• _SET PROBLEM_
Pictures in the data below are not part of the copy; transcribe everything else exactly.

• _GIVEN DATA_
------------------------------------------------------------

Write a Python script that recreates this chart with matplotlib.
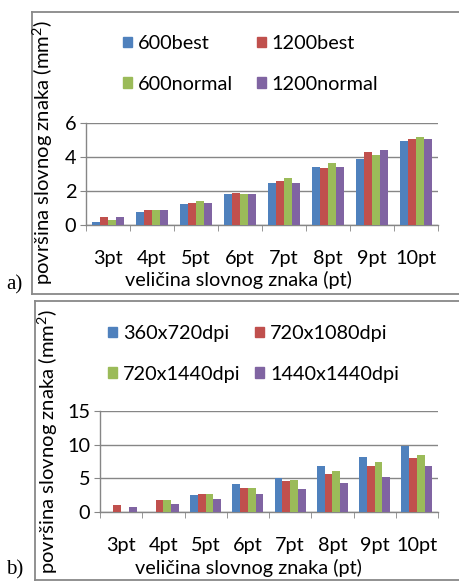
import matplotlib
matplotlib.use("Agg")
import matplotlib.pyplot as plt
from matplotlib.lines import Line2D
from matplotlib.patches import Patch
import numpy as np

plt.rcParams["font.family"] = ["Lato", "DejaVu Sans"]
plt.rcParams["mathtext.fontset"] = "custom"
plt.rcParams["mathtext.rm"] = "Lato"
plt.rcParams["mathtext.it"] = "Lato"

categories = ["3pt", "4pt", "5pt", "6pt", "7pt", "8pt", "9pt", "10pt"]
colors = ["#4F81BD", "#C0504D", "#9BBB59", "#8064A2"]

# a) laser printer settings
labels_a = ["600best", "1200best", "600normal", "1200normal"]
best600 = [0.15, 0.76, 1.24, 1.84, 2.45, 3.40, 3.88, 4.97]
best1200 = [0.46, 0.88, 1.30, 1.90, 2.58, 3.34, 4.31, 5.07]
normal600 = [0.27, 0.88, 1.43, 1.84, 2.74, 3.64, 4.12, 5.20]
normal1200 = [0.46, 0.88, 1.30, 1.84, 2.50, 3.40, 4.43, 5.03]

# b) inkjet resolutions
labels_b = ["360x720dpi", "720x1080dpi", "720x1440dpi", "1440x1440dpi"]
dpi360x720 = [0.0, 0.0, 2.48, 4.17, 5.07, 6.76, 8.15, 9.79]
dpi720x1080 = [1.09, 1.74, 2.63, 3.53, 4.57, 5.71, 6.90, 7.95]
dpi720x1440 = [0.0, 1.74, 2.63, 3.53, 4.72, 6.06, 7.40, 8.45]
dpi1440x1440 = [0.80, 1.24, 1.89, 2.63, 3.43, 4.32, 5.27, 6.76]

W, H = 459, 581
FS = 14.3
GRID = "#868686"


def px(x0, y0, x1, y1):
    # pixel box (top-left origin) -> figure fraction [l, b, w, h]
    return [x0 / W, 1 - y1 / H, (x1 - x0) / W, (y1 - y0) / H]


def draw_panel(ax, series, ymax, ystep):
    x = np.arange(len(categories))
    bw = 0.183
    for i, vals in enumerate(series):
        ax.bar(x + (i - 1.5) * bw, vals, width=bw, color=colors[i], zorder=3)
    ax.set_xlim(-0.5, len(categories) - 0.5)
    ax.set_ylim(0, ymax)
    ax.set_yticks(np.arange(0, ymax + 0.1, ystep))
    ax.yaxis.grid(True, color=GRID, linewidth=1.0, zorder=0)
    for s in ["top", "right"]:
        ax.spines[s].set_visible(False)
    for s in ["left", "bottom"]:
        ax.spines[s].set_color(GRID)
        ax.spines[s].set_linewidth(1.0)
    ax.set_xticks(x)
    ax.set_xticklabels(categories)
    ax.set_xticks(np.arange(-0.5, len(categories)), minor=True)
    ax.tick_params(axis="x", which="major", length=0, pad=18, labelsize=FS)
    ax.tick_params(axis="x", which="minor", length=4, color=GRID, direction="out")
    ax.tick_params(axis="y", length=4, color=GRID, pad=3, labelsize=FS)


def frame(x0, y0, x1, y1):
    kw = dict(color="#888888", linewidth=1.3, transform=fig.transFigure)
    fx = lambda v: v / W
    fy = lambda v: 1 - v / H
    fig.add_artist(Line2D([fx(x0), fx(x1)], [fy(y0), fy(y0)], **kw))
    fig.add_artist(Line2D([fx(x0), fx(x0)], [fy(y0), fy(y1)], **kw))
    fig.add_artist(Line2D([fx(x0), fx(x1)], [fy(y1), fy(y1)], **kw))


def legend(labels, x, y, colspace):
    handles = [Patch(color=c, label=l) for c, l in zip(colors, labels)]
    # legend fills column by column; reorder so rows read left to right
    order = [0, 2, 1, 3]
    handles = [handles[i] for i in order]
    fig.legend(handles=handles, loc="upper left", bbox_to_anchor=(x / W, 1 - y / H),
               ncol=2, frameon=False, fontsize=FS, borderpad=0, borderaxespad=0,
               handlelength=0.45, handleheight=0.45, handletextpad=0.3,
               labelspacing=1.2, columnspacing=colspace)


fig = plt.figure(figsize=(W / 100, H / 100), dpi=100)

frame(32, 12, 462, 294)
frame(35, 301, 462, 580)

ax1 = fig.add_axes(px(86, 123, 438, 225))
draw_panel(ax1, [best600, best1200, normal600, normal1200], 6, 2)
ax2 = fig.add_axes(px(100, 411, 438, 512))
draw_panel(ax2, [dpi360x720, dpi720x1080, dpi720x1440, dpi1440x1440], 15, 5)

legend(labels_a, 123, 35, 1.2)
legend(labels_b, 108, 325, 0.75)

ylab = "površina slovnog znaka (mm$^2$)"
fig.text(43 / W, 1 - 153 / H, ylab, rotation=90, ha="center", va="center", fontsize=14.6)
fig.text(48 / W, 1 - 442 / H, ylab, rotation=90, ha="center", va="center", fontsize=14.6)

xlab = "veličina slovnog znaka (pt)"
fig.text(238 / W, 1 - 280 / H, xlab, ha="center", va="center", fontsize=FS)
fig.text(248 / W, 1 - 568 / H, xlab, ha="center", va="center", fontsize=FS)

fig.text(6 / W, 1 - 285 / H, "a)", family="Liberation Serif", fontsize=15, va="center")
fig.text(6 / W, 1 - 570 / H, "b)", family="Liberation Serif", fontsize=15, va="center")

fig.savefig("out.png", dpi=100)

------------------------------------------------------------

• _COMPLETE ANSWER_
Write a Python script that recreates this chart with matplotlib.
import matplotlib
matplotlib.use("Agg")
import matplotlib.pyplot as plt
from matplotlib.lines import Line2D
from matplotlib.patches import Patch
import numpy as np

plt.rcParams["font.family"] = ["Lato", "DejaVu Sans"]
plt.rcParams["mathtext.fontset"] = "custom"
plt.rcParams["mathtext.rm"] = "Lato"
plt.rcParams["mathtext.it"] = "Lato"

categories = ["3pt", "4pt", "5pt", "6pt", "7pt", "8pt", "9pt", "10pt"]
colors = ["#4F81BD", "#C0504D", "#9BBB59", "#8064A2"]

# a) laser printer settings
labels_a = ["600best", "1200best", "600normal", "1200normal"]
best600 = [0.15, 0.76, 1.24, 1.84, 2.45, 3.40, 3.88, 4.97]
best1200 = [0.46, 0.88, 1.30, 1.90, 2.58, 3.34, 4.31, 5.07]
normal600 = [0.27, 0.88, 1.43, 1.84, 2.74, 3.64, 4.12, 5.20]
normal1200 = [0.46, 0.88, 1.30, 1.84, 2.50, 3.40, 4.43, 5.03]

# b) inkjet resolutions
labels_b = ["360x720dpi", "720x1080dpi", "720x1440dpi", "1440x1440dpi"]
dpi360x720 = [0.0, 0.0, 2.48, 4.17, 5.07, 6.76, 8.15, 9.79]
dpi720x1080 = [1.09, 1.74, 2.63, 3.53, 4.57, 5.71, 6.90, 7.95]
dpi720x1440 = [0.0, 1.74, 2.63, 3.53, 4.72, 6.06, 7.40, 8.45]
dpi1440x1440 = [0.80, 1.24, 1.89, 2.63, 3.43, 4.32, 5.27, 6.76]

W, H = 459, 581
FS = 14.3
GRID = "#868686"


def px(x0, y0, x1, y1):
    # pixel box (top-left origin) -> figure fraction [l, b, w, h]
    return [x0 / W, 1 - y1 / H, (x1 - x0) / W, (y1 - y0) / H]


def draw_panel(ax, series, ymax, ystep):
    x = np.arange(len(categories))
    bw = 0.183
    for i, vals in enumerate(series):
        ax.bar(x + (i - 1.5) * bw, vals, width=bw, color=colors[i], zorder=3)
    ax.set_xlim(-0.5, len(categories) - 0.5)
    ax.set_ylim(0, ymax)
    ax.set_yticks(np.arange(0, ymax + 0.1, ystep))
    ax.yaxis.grid(True, color=GRID, linewidth=1.0, zorder=0)
    for s in ["top", "right"]:
        ax.spines[s].set_visible(False)
    for s in ["left", "bottom"]:
        ax.spines[s].set_color(GRID)
        ax.spines[s].set_linewidth(1.0)
    ax.set_xticks(x)
    ax.set_xticklabels(categories)
    ax.set_xticks(np.arange(-0.5, len(categories)), minor=True)
    ax.tick_params(axis="x", which="major", length=0, pad=18, labelsize=FS)
    ax.tick_params(axis="x", which="minor", length=4, color=GRID, direction="out")
    ax.tick_params(axis="y", length=4, color=GRID, pad=3, labelsize=FS)


def frame(x0, y0, x1, y1):
    kw = dict(color="#888888", linewidth=1.3, transform=fig.transFigure)
    fx = lambda v: v / W
    fy = lambda v: 1 - v / H
    fig.add_artist(Line2D([fx(x0), fx(x1)], [fy(y0), fy(y0)], **kw))
    fig.add_artist(Line2D([fx(x0), fx(x0)], [fy(y0), fy(y1)], **kw))
    fig.add_artist(Line2D([fx(x0), fx(x1)], [fy(y1), fy(y1)], **kw))


def legend(labels, x, y, colspace):
    handles = [Patch(color=c, label=l) for c, l in zip(colors, labels)]
    # legend fills column by column; reorder so rows read left to right
    order = [0, 2, 1, 3]
    handles = [handles[i] for i in order]
    fig.legend(handles=handles, loc="upper left", bbox_to_anchor=(x / W, 1 - y / H),
               ncol=2, frameon=False, fontsize=FS, borderpad=0, borderaxespad=0,
               handlelength=0.45, handleheight=0.45, handletextpad=0.3,
               labelspacing=1.2, columnspacing=colspace)


fig = plt.figure(figsize=(W / 100, H / 100), dpi=100)

frame(32, 12, 462, 294)
frame(35, 301, 462, 580)

ax1 = fig.add_axes(px(86, 123, 438, 225))
draw_panel(ax1, [best600, best1200, normal600, normal1200], 6, 2)
ax2 = fig.add_axes(px(100, 411, 438, 512))
draw_panel(ax2, [dpi360x720, dpi720x1080, dpi720x1440, dpi1440x1440], 15, 5)

legend(labels_a, 123, 35, 1.2)
legend(labels_b, 108, 325, 0.75)

ylab = "površina slovnog znaka (mm$^2$)"
fig.text(43 / W, 1 - 153 / H, ylab, rotation=90, ha="center", va="center", fontsize=14.6)
fig.text(48 / W, 1 - 442 / H, ylab, rotation=90, ha="center", va="center", fontsize=14.6)

xlab = "veličina slovnog znaka (pt)"
fig.text(238 / W, 1 - 280 / H, xlab, ha="center", va="center", fontsize=FS)
fig.text(248 / W, 1 - 568 / H, xlab, ha="center", va="center", fontsize=FS)

fig.text(6 / W, 1 - 285 / H, "a)", family="Liberation Serif", fontsize=15, va="center")
fig.text(6 / W, 1 - 570 / H, "b)", family="Liberation Serif", fontsize=15, va="center")

fig.savefig("out.png", dpi=100)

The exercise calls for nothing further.